Infrastructure investment platform

Africa50 is an infrastructure investment platform that was founded by the African Development Bank (AfDB) and African states.

== History ==
It was conceived after a 2012 declaration by African heads of state as part of the Program for Infrastructure Development in Africa (PIDA) that called for innovative solutions to facilitate infrastructure delivery. Africa50 was ratified by African Finance Ministers in May 2013, and its headquarters were launched in Casablanca, Morocco in September 2014. Its Constitutive General Assembly of founding shareholders took place in July 2015 in Casablanca, with around $700 million in initial capital subscriptions from 20 African states and the AfDB. 90% of the financial pledges were earmarked for project financing and the remainder for project development.

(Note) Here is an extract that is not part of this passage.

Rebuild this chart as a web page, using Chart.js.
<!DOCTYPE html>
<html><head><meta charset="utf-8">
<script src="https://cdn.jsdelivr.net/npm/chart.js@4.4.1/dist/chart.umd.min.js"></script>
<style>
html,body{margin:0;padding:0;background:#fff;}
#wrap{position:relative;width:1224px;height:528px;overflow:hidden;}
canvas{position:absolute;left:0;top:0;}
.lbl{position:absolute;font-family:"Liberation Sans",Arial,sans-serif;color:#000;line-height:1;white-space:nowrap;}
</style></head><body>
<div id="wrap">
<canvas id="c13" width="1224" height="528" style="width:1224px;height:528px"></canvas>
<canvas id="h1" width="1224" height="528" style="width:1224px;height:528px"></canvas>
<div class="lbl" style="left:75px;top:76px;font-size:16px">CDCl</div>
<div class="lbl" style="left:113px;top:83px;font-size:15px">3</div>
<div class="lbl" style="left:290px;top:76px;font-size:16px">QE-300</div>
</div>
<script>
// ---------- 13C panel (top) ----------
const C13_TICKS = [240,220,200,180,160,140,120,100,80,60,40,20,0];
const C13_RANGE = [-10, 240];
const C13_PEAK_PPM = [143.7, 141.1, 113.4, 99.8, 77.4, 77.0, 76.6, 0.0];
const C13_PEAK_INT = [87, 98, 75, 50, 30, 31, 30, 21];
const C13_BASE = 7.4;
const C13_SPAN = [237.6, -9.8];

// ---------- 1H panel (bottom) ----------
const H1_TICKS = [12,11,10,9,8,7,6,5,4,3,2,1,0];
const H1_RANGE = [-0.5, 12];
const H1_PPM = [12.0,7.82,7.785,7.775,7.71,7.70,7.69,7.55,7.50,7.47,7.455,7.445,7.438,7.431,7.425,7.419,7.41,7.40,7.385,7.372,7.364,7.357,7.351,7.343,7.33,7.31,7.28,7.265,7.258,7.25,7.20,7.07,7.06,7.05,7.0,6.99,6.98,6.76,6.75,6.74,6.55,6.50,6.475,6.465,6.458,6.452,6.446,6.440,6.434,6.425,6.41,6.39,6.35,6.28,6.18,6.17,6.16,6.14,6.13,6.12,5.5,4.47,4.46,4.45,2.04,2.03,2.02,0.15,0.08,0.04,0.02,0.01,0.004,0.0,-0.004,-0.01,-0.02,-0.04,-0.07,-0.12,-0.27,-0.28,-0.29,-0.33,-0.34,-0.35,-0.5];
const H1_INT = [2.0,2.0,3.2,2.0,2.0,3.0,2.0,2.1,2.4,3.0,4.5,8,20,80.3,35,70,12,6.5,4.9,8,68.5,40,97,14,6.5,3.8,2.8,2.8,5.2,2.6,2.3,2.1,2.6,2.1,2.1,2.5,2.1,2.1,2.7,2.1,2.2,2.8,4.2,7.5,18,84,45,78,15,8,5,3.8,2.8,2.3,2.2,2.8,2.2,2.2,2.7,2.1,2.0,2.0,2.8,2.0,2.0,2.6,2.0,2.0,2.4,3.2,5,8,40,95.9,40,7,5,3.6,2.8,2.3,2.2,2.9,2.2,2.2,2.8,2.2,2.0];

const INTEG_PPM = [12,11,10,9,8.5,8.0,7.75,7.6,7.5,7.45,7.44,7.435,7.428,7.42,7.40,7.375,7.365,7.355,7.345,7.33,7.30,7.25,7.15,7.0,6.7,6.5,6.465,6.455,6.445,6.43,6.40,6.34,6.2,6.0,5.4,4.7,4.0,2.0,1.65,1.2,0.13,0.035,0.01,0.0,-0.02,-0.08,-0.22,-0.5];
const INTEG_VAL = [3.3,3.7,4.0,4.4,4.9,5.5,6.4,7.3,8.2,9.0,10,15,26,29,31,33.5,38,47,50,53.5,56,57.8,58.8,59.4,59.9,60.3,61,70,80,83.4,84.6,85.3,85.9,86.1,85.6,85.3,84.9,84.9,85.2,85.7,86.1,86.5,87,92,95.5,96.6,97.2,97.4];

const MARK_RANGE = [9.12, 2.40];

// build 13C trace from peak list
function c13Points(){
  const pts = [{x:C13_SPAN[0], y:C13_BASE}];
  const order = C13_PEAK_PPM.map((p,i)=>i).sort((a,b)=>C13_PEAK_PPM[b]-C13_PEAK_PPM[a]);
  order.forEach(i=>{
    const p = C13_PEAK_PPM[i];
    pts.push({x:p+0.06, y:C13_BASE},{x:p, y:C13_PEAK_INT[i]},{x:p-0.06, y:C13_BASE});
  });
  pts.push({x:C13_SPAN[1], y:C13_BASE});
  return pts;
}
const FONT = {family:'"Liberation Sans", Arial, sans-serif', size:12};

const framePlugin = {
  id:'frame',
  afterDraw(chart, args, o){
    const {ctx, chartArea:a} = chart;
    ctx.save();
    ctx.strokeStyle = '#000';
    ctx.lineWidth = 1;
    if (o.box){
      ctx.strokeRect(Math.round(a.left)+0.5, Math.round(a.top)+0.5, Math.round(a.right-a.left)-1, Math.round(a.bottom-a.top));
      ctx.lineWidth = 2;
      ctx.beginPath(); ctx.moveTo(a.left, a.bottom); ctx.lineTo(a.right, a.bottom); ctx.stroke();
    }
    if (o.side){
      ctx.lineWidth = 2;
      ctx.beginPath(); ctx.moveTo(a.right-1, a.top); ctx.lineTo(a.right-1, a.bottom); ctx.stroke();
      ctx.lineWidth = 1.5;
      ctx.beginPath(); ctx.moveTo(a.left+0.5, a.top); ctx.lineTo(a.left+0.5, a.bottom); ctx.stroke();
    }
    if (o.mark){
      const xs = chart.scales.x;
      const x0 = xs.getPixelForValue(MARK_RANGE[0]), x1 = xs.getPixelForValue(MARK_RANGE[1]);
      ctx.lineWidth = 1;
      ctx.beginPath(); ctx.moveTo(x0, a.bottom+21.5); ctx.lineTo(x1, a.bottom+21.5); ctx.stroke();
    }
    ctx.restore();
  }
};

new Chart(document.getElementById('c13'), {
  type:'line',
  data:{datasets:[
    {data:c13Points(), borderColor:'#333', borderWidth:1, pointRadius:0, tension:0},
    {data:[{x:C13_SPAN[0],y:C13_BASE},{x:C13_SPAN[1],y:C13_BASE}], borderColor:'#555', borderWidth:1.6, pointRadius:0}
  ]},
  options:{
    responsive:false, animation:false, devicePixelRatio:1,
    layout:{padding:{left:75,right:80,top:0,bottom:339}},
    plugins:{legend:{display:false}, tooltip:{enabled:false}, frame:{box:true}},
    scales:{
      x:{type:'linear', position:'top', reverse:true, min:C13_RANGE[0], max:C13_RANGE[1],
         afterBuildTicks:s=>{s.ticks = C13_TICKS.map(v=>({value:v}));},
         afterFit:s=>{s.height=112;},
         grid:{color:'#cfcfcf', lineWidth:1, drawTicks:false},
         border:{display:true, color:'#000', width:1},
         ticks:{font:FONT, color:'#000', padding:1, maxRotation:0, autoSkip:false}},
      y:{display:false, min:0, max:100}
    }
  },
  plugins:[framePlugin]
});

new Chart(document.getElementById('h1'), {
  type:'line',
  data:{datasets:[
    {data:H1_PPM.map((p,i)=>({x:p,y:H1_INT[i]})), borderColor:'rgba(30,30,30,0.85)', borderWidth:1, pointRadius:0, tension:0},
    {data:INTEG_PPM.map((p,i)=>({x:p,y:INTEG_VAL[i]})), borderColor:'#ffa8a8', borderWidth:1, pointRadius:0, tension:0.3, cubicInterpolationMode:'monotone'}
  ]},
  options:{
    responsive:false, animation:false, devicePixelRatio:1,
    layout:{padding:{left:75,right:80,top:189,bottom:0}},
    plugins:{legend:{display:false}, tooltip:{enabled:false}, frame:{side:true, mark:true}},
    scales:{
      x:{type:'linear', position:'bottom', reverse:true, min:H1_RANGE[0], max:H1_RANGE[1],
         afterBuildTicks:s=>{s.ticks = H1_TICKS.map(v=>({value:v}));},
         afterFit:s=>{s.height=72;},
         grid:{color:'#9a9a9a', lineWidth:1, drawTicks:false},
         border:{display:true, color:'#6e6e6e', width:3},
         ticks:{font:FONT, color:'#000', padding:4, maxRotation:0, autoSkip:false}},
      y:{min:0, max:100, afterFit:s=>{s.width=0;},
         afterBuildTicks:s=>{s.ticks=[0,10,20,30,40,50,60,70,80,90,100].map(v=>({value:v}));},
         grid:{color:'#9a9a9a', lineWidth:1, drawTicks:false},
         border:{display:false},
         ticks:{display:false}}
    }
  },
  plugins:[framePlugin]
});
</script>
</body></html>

At the first Shareholders Meeting in July 2016 two more African states and two central banks joined Africa50, and at the second Shareholders Meeting in September 2017 two more states joined, bringing the total to 25, and committed capital to over $800 million. The member countries are: Benin, Burkina Faso, Cameroon, Democratic Republic of Congo, Djibouti, Egypt, Gabon, Gambia, Ghana, Guinea, Ivory Coast, Kenya, Madagascar, Malawi, Mali, Mauritania, Morocco, Niger, Nigeria, Republic of Congo, Senegal, Sierra Leone, Sudan, Togo and Tunisia.

== Functions ==
Africa50 uses equity investments to catalyze public sector and private sector capital into viable projects. Its primary sectors are energy and transport, but other sectors such as water, sanitation and IT are also considered. Projects should have a development impact in the host country while also offering a financial return. It has separate Project Development and Project Finance divisions and can thus work on the entire project cycle.

== Projects ==
Africa50's first investment was in December 2016, with Scatec Solar and Norfund, for development of a 100 MWDC solar power plant in Jigawa state, Nigeria. The total project cost will be about $150 million, with operations to start in 2018. Its second investment was with the same partners in six solar plants totaling 400 MWDC in Benban, Egypt. Total project cost will be about $450 million. Financial close was reached on October 27, 2017. Operations should start in early 2019. The third project, signed in September 2017, is with the state electricity company of Senegal - Senelec - for a 120 MW power plant that will run on fuel oil but can be converted to natural gas once Senegal's reserves become available. Africa50 will assist Senelec to select the developer and mobilise financing.

== Management ==
Alain Ebobissé is CEO of Africa50 and Carole Wamuyu Wainaina is COO. The Chairman of the Board of Directors is Akinwumi Adesina, President of the African Development Bank.